### Directions
Transcribe the records below exactly as they appear, omitting any pictures.

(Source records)
========================================

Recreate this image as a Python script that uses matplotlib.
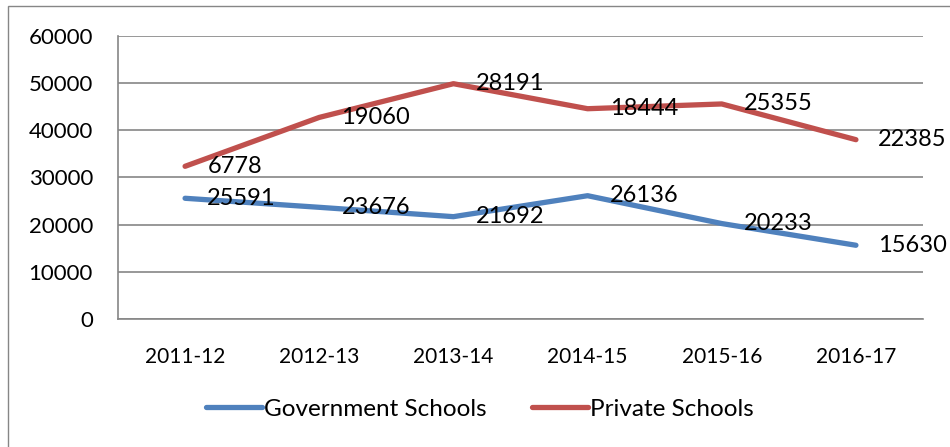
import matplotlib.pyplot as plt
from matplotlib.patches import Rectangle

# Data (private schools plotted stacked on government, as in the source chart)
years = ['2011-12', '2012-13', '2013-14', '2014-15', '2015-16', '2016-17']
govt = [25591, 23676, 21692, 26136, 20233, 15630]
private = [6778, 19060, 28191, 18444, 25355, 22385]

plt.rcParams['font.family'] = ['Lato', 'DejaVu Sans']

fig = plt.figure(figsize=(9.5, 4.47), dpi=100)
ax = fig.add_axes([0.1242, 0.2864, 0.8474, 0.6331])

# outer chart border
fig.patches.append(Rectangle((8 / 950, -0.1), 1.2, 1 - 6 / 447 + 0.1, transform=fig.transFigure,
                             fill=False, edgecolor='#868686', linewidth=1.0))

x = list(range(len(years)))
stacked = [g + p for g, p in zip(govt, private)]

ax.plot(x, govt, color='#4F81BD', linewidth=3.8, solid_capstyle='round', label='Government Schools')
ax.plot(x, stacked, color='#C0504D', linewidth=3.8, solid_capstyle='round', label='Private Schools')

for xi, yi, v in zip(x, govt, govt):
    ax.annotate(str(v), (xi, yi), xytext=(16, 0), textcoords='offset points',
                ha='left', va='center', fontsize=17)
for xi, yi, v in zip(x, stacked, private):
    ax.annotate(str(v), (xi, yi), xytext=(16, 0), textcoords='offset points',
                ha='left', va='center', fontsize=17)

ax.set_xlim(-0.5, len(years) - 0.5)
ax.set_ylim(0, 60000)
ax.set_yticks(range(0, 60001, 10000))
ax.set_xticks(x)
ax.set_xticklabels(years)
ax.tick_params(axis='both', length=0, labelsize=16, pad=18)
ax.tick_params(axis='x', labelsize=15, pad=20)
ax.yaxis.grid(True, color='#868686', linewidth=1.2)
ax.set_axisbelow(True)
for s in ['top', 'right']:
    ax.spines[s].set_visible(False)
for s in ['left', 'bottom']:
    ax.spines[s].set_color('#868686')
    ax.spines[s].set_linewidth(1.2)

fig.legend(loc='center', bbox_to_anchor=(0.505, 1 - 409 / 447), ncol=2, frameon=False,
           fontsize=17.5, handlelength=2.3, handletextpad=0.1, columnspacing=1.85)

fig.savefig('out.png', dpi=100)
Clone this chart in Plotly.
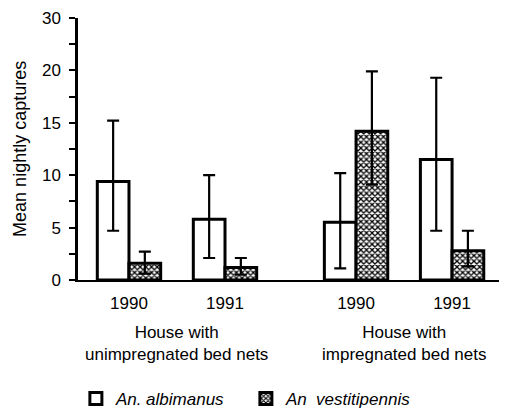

========================================

### Response below
Recreate this image as a Python script that uses matplotlib.
import matplotlib.pyplot as plt
from matplotlib.patches import Rectangle

# Data (private schools plotted stacked on government, as in the source chart)
years = ['2011-12', '2012-13', '2013-14', '2014-15', '2015-16', '2016-17']
govt = [25591, 23676, 21692, 26136, 20233, 15630]
private = [6778, 19060, 28191, 18444, 25355, 22385]

plt.rcParams['font.family'] = ['Lato', 'DejaVu Sans']

fig = plt.figure(figsize=(9.5, 4.47), dpi=100)
ax = fig.add_axes([0.1242, 0.2864, 0.8474, 0.6331])

# outer chart border
fig.patches.append(Rectangle((8 / 950, -0.1), 1.2, 1 - 6 / 447 + 0.1, transform=fig.transFigure,
                             fill=False, edgecolor='#868686', linewidth=1.0))

x = list(range(len(years)))
stacked = [g + p for g, p in zip(govt, private)]

ax.plot(x, govt, color='#4F81BD', linewidth=3.8, solid_capstyle='round', label='Government Schools')
ax.plot(x, stacked, color='#C0504D', linewidth=3.8, solid_capstyle='round', label='Private Schools')

for xi, yi, v in zip(x, govt, govt):
    ax.annotate(str(v), (xi, yi), xytext=(16, 0), textcoords='offset points',
                ha='left', va='center', fontsize=17)
for xi, yi, v in zip(x, stacked, private):
    ax.annotate(str(v), (xi, yi), xytext=(16, 0), textcoords='offset points',
                ha='left', va='center', fontsize=17)

ax.set_xlim(-0.5, len(years) - 0.5)
ax.set_ylim(0, 60000)
ax.set_yticks(range(0, 60001, 10000))
ax.set_xticks(x)
ax.set_xticklabels(years)
ax.tick_params(axis='both', length=0, labelsize=16, pad=18)
ax.tick_params(axis='x', labelsize=15, pad=20)
ax.yaxis.grid(True, color='#868686', linewidth=1.2)
ax.set_axisbelow(True)
for s in ['top', 'right']:
    ax.spines[s].set_visible(False)
for s in ['left', 'bottom']:
    ax.spines[s].set_color('#868686')
    ax.spines[s].set_linewidth(1.2)

fig.legend(loc='center', bbox_to_anchor=(0.505, 1 - 409 / 447), ncol=2, frameon=False,
           fontsize=17.5, handlelength=2.3, handletextpad=0.1, columnspacing=1.85)

fig.savefig('out.png', dpi=100)
Clone this chart in Plotly.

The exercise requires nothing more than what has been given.